Not Something *I* Cooked, but Nevertheless, a Culinary Landmark
I just had Di Fara Pizza over the weekend. It's considered one of the best examples of Sicilian style pizza around. The place is a riot... it's in a dingy storefront in the middle of a Hasidic neighborhood in Brooklyn. So you wait in line while all these guys wearing fur hats that were haute couture back in the days of Ivan the Terrible walk by. (We were there on the Sabbath so walk was all they were doing.)

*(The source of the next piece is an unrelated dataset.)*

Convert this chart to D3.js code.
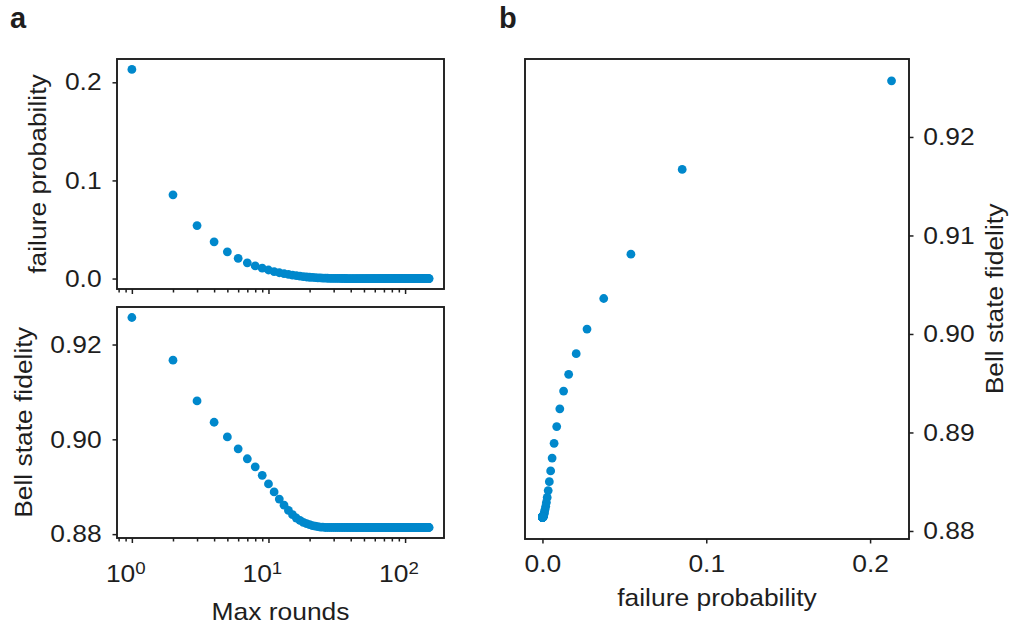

Because the weather was crummy, we got there at 11:30, after a truly incomprehensible but very efficient ride my friend Anthony directed me on, and were second in line after some guy from Pennsylvania who ran a restaurant there and came to Brooklyn for ideas. We ordered a plain pie and a sausage one, the square, plus a slice of the plain round for an appetizer. The round is more "Brooklyn" style and the square definitely more Sicilian. It is a work of art made by old man Dominic Di Fara and a few assistants. The pizza is a bit on the watery side because it uses a fairly fresh tomato sauce with a cheese mix that includes buffalo mozzarella, but when it's right out of the oven it's really great. The square was the champ and the sausage was, frankly, a distraction---just get the plain, which is tomato sauce, cheese and basil chiffonade.
I won't say it was the best pizza I've ever had (that prize still goes to Papa Del's thin with sausage and green olive, cooked until the cheese is brown, at least when Pop's has a decent kitchen staff) but this was good stuff.